What the task requires
Skip the pictures. Repeat everything else in the records word for word.

%%

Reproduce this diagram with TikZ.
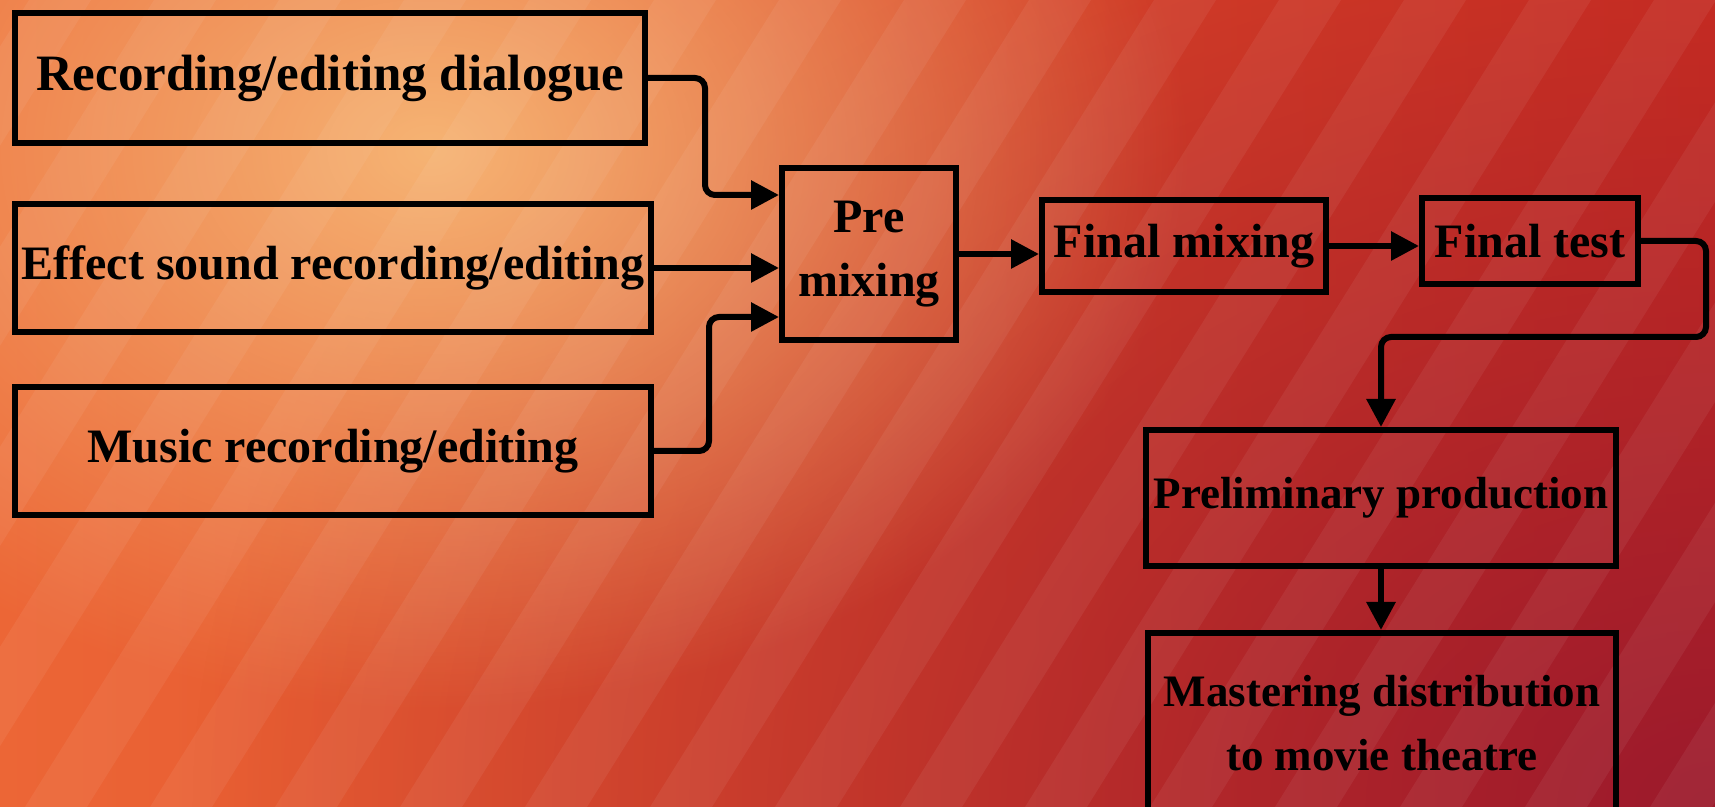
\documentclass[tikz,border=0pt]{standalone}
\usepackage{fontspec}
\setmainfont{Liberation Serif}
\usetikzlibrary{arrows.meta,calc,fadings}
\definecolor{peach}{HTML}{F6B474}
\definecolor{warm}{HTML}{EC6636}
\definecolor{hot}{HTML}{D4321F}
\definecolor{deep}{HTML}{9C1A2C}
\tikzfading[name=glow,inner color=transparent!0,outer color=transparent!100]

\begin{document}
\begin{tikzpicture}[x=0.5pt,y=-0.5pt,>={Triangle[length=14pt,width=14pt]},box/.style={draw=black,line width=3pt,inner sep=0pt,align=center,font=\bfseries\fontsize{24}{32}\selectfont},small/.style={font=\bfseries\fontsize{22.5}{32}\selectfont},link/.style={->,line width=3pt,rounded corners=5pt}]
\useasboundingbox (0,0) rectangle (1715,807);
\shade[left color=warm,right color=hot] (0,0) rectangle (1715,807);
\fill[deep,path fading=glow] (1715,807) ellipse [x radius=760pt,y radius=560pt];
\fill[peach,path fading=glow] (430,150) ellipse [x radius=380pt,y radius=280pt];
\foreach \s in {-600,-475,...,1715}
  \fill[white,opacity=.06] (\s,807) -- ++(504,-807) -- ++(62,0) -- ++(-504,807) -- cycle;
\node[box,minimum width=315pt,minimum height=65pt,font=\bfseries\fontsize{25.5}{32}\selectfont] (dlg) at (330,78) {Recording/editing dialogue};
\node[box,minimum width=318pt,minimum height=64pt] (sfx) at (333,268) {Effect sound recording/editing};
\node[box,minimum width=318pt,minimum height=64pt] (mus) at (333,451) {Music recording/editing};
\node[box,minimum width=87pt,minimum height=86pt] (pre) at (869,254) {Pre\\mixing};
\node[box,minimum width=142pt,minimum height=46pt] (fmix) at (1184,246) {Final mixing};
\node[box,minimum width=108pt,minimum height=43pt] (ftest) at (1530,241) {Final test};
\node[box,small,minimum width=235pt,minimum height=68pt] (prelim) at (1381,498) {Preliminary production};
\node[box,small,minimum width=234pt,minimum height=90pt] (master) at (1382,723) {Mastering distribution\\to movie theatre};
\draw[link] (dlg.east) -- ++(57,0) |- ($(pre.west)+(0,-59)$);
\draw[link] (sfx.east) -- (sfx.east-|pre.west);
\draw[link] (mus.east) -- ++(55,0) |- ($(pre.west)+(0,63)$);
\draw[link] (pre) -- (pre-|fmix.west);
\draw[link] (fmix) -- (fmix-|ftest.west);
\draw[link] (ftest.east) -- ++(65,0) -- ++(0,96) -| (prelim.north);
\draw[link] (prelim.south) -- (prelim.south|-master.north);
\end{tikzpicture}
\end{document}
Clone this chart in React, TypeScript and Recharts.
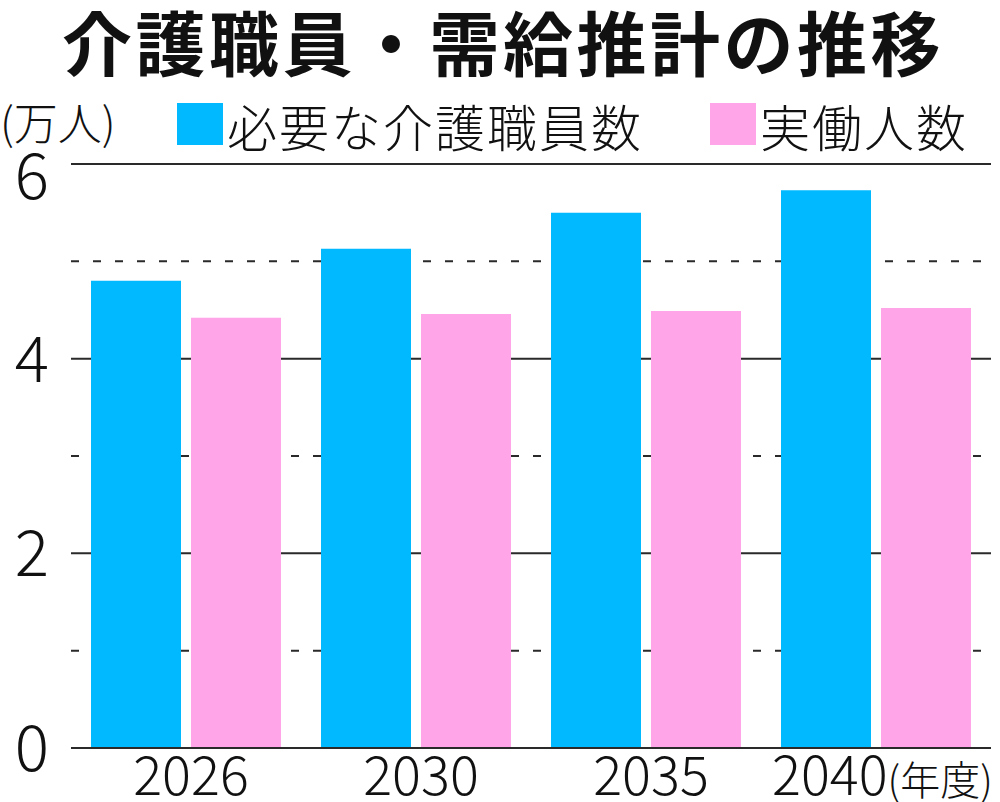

%%

Problem solution
Reproduce this diagram with TikZ.
\documentclass[tikz,border=0pt]{standalone}
\usepackage{fontspec}
\setmainfont{Liberation Serif}
\usetikzlibrary{arrows.meta,calc,fadings}
\definecolor{peach}{HTML}{F6B474}
\definecolor{warm}{HTML}{EC6636}
\definecolor{hot}{HTML}{D4321F}
\definecolor{deep}{HTML}{9C1A2C}
\tikzfading[name=glow,inner color=transparent!0,outer color=transparent!100]

\begin{document}
\begin{tikzpicture}[x=0.5pt,y=-0.5pt,>={Triangle[length=14pt,width=14pt]},box/.style={draw=black,line width=3pt,inner sep=0pt,align=center,font=\bfseries\fontsize{24}{32}\selectfont},small/.style={font=\bfseries\fontsize{22.5}{32}\selectfont},link/.style={->,line width=3pt,rounded corners=5pt}]
\useasboundingbox (0,0) rectangle (1715,807);
\shade[left color=warm,right color=hot] (0,0) rectangle (1715,807);
\fill[deep,path fading=glow] (1715,807) ellipse [x radius=760pt,y radius=560pt];
\fill[peach,path fading=glow] (430,150) ellipse [x radius=380pt,y radius=280pt];
\foreach \s in {-600,-475,...,1715}
  \fill[white,opacity=.06] (\s,807) -- ++(504,-807) -- ++(62,0) -- ++(-504,807) -- cycle;
\node[box,minimum width=315pt,minimum height=65pt,font=\bfseries\fontsize{25.5}{32}\selectfont] (dlg) at (330,78) {Recording/editing dialogue};
\node[box,minimum width=318pt,minimum height=64pt] (sfx) at (333,268) {Effect sound recording/editing};
\node[box,minimum width=318pt,minimum height=64pt] (mus) at (333,451) {Music recording/editing};
\node[box,minimum width=87pt,minimum height=86pt] (pre) at (869,254) {Pre\\mixing};
\node[box,minimum width=142pt,minimum height=46pt] (fmix) at (1184,246) {Final mixing};
\node[box,minimum width=108pt,minimum height=43pt] (ftest) at (1530,241) {Final test};
\node[box,small,minimum width=235pt,minimum height=68pt] (prelim) at (1381,498) {Preliminary production};
\node[box,small,minimum width=234pt,minimum height=90pt] (master) at (1382,723) {Mastering distribution\\to movie theatre};
\draw[link] (dlg.east) -- ++(57,0) |- ($(pre.west)+(0,-59)$);
\draw[link] (sfx.east) -- (sfx.east-|pre.west);
\draw[link] (mus.east) -- ++(55,0) |- ($(pre.west)+(0,63)$);
\draw[link] (pre) -- (pre-|fmix.west);
\draw[link] (fmix) -- (fmix-|ftest.west);
\draw[link] (ftest.east) -- ++(65,0) -- ++(0,96) -| (prelim.north);
\draw[link] (prelim.south) -- (prelim.south|-master.north);
\end{tikzpicture}
\end{document}
Clone this chart in React, TypeScript and Recharts.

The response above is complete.